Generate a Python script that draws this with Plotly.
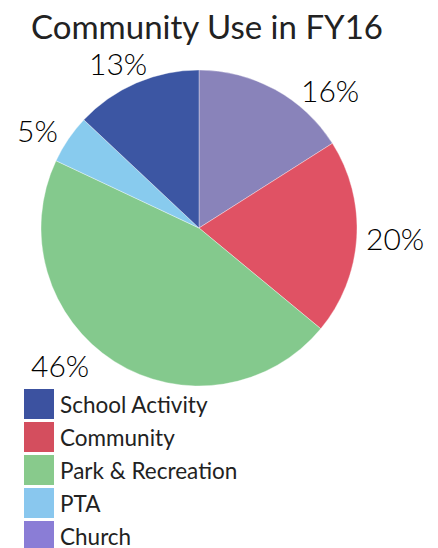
import plotly.graph_objects as go

# Community use shares, FY16 (percent)
labels = ["Church", "Community", "Park & Recreation", "PTA", "School Activity"]
values = [16, 20, 46, 5, 13]
slice_colors = ["#8983BA", "#E05264", "#84C98D", "#88CBEE", "#3C56A3"]

legend_labels = ["School Activity", "Community", "Park & Recreation", "PTA", "Church"]
legend_colors = ["#3C52A0", "#D44E5E", "#88CA8C", "#89C7EE", "#8A7DD6"]

W, H = 438, 548
FONT = "Lato"
TEXT = "#222222"

# Where each slice's percentage label sits (pixels from top-left), same order as labels
label_pos = [(330, 90), (395, 238), (60, 365), (37, 130), (118, 63)]

fig = go.Figure(go.Pie(
    labels=labels,
    values=values,
    sort=False,
    direction="clockwise",
    rotation=0,
    marker=dict(colors=slice_colors, line=dict(color="rgba(255,255,255,0.6)", width=0.6)),
    textinfo="none",
    showlegend=False,
    hoverinfo="label+percent",
    domain=dict(x=[41 / W, 357 / W], y=[(H - 386) / H, (H - 70) / H]),
))

annotations = []
for v, (px, py) in zip(values, label_pos):
    annotations.append(dict(
        text=f"{v}%", xref="paper", yref="paper",
        x=px / W, y=1 - py / H, xanchor="center", yanchor="middle",
        showarrow=False, font=dict(family=FONT, size=30, color="#000000", weight=300),
    ))

# Hand-built legend: colour squares with labels underneath the pie
shapes = []
row_top = 389
row_h = 33
for i, (name, col) in enumerate(zip(legend_labels, legend_colors)):
    top = row_top + i * row_h
    shapes.append(dict(
        type="rect", xref="paper", yref="paper",
        x0=24 / W, x1=54 / W, y0=1 - (top + 30) / H, y1=1 - top / H,
        fillcolor=col, line=dict(width=0),
    ))
    annotations.append(dict(
        text=name, xref="paper", yref="paper",
        x=58 / W, y=1 - (top + 15) / H, xanchor="left", yanchor="middle",
        showarrow=False, font=dict(family=FONT, size=22.5, color=TEXT),
    ))

fig.update_layout(
    width=W, height=H,
    margin=dict(l=0, r=0, t=0, b=0),
    paper_bgcolor="white",
    plot_bgcolor="white",
    title=dict(
        text="Community Use in FY16",
        x=207 / W, y=1 - 27 / H, xanchor="center", yanchor="middle",
        font=dict(family=FONT, size=33, color=TEXT),
    ),
    shapes=shapes,
    annotations=annotations,
)

fig.write_html("out.html")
######
The exercise:
Quote the listing above in full, except for the pictures.

Exercise solution:
Generate a Python script that draws this with Plotly.
import plotly.graph_objects as go

# Community use shares, FY16 (percent)
labels = ["Church", "Community", "Park & Recreation", "PTA", "School Activity"]
values = [16, 20, 46, 5, 13]
slice_colors = ["#8983BA", "#E05264", "#84C98D", "#88CBEE", "#3C56A3"]

legend_labels = ["School Activity", "Community", "Park & Recreation", "PTA", "Church"]
legend_colors = ["#3C52A0", "#D44E5E", "#88CA8C", "#89C7EE", "#8A7DD6"]

W, H = 438, 548
FONT = "Lato"
TEXT = "#222222"

# Where each slice's percentage label sits (pixels from top-left), same order as labels
label_pos = [(330, 90), (395, 238), (60, 365), (37, 130), (118, 63)]

fig = go.Figure(go.Pie(
    labels=labels,
    values=values,
    sort=False,
    direction="clockwise",
    rotation=0,
    marker=dict(colors=slice_colors, line=dict(color="rgba(255,255,255,0.6)", width=0.6)),
    textinfo="none",
    showlegend=False,
    hoverinfo="label+percent",
    domain=dict(x=[41 / W, 357 / W], y=[(H - 386) / H, (H - 70) / H]),
))

annotations = []
for v, (px, py) in zip(values, label_pos):
    annotations.append(dict(
        text=f"{v}%", xref="paper", yref="paper",
        x=px / W, y=1 - py / H, xanchor="center", yanchor="middle",
        showarrow=False, font=dict(family=FONT, size=30, color="#000000", weight=300),
    ))

# Hand-built legend: colour squares with labels underneath the pie
shapes = []
row_top = 389
row_h = 33
for i, (name, col) in enumerate(zip(legend_labels, legend_colors)):
    top = row_top + i * row_h
    shapes.append(dict(
        type="rect", xref="paper", yref="paper",
        x0=24 / W, x1=54 / W, y0=1 - (top + 30) / H, y1=1 - top / H,
        fillcolor=col, line=dict(width=0),
    ))
    annotations.append(dict(
        text=name, xref="paper", yref="paper",
        x=58 / W, y=1 - (top + 15) / H, xanchor="left", yanchor="middle",
        showarrow=False, font=dict(family=FONT, size=22.5, color=TEXT),
    ))

fig.update_layout(
    width=W, height=H,
    margin=dict(l=0, r=0, t=0, b=0),
    paper_bgcolor="white",
    plot_bgcolor="white",
    title=dict(
        text="Community Use in FY16",
        x=207 / W, y=1 - 27 / H, xanchor="center", yanchor="middle",
        font=dict(family=FONT, size=33, color=TEXT),
    ),
    shapes=shapes,
    annotations=annotations,
)

fig.write_html("out.html")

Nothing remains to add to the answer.